Echoing the words of the OPP Commissioner, Ontario Premier Doug Ford also called for certain reforms to the federal justice system, particularly regarding bail applications.
“Too many innocent people have lost their lives at the hands of dangerous criminals who should have been behind bars—not on our streets,” Ford said in a statement on Dec. 29.
“Enough is enough. More must be done to fix a system that is far too often sacrificing the safety of our public and police officers instead of cracking down on the perpetrators who repeatedly commit these heinous crimes.”
Joining OACP, the Canadian Association of Chiefs of Police (CACP) issued a statement on Dec. 30 calling for systemic changes to the justice system to prevent criminal acts by offenders out on bail.
“The tragic deaths of several police officers as well as the harm inflicted on numerous other Canadians in recent months are a stark reminder that we now need to increase our focus on the issue of violent and repeat offenders as well as the bail process,” said the CAPC statement.
“As we mourn the tragic passing of Constable Pierzchala, the criminal justice system’s limitations and ineffective management of chronic and prolific offenders is painfully obvious.”

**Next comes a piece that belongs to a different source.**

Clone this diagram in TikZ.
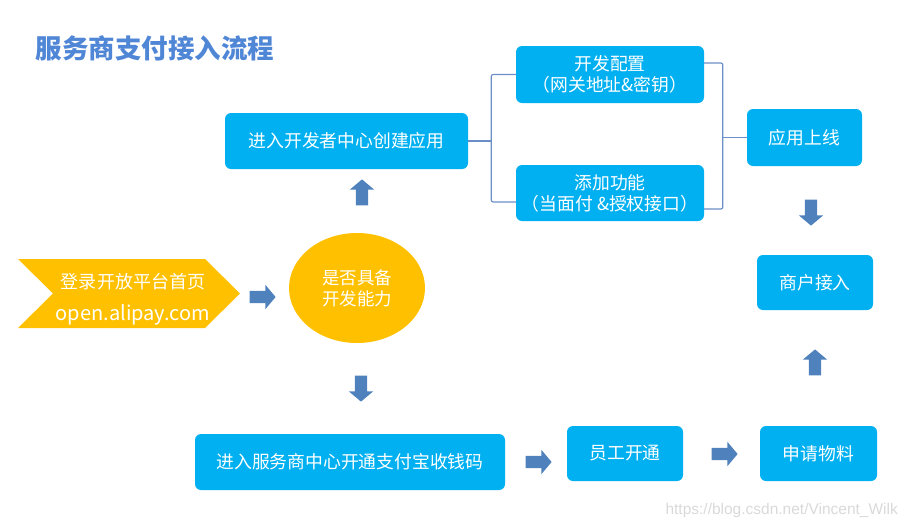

The police leaders said that systemic changes to the justice system are needed to protect the public and law enforcement officers “from the criminal behaviours of violent and repeat offenders, particularly those charged with firearm-related crimes.”
Conservative Party Leader Pierre Poilievre said on Dec. 30 that the Liberal government’s reforms of bail policies have made the country less safe and should be reversed in light of Constable Pierzchala’s death at the hands of a repeat offender.
Poilievre said in a press conference that Canada should “keep the small number of repeat habitual violent offenders behind bars and when they are newly arrested, deny them bail until such time as their trials are completed in cases where the accused has a long track record of previous violent convictions.”
‘Principle of restraint’
The federal bail policies Poilievre called for a reversal are an amendment to the Criminal Code through Bill C-75, a piece of legislation passed in 2019 that Poilievre refers to as the Liberals’ “easy catch and release bail policies.”
Bill C-75 made bail easier to get by legislating a “‘principle of restraint’ for police and courts to ensure that release at the earliest opportunity is favoured over detention.”
The bill also requires that the circumstances of an Indigenous accused or the accused from “vulnerable populations” be considered at bail to mitigate the impact of the bail system on these populations.
The amendment was partly based on a point supported by Justice Minister David Lametti that there was an “overrepresentation of Indigenous persons” in federal prisons.
Even further from bail reform in 2019, Bill C-5, another piece of legislation tabled by the Liberal Party minority government was granted royal assent in November, which amended the Criminal Code and removed 20 mandatory minimum sentences for a number of firearms-related offences, such as robbery with a firearm.
Similar to Bill C-75 in its stated objective, Bill C-5 was presented as a measure to combat “systemic racism” by reducing the proportion of Indigenous and Black people in prison.
According to Poilievre, less strict bail conditions are not a helpful consideration for “vulnerable populations.”
“Those communities are disproportionately the victims of crime, and when a violent offender goes back onto the streets after having committed multiple offences, it’s likely to be the poorest and most vulnerable that will be the victims of his predation,” he said.
Poilievre also blamed the Trudeau government’s policies for the general increase in crime rates.
According to a Statistics Canada report released on Nov. 21, 2022, gang-related homicides in 2021 were the highest since 2005 with a count of 184.
The Canadian Press reported that six police officers have been killed in Canada since September:
- OPP Const. Grzegorz Pierzchala, 28;
- B.C. RCMP Const. Shaelyn Yang, 31;
- South Simcoe Police Const. Morgan Russell, 54;
- Const. Devon Northrup, 33;
- York Regional Police Const. Travis Gillespie, 38; and
- Toronto Police Const. Andrew Hong, 48.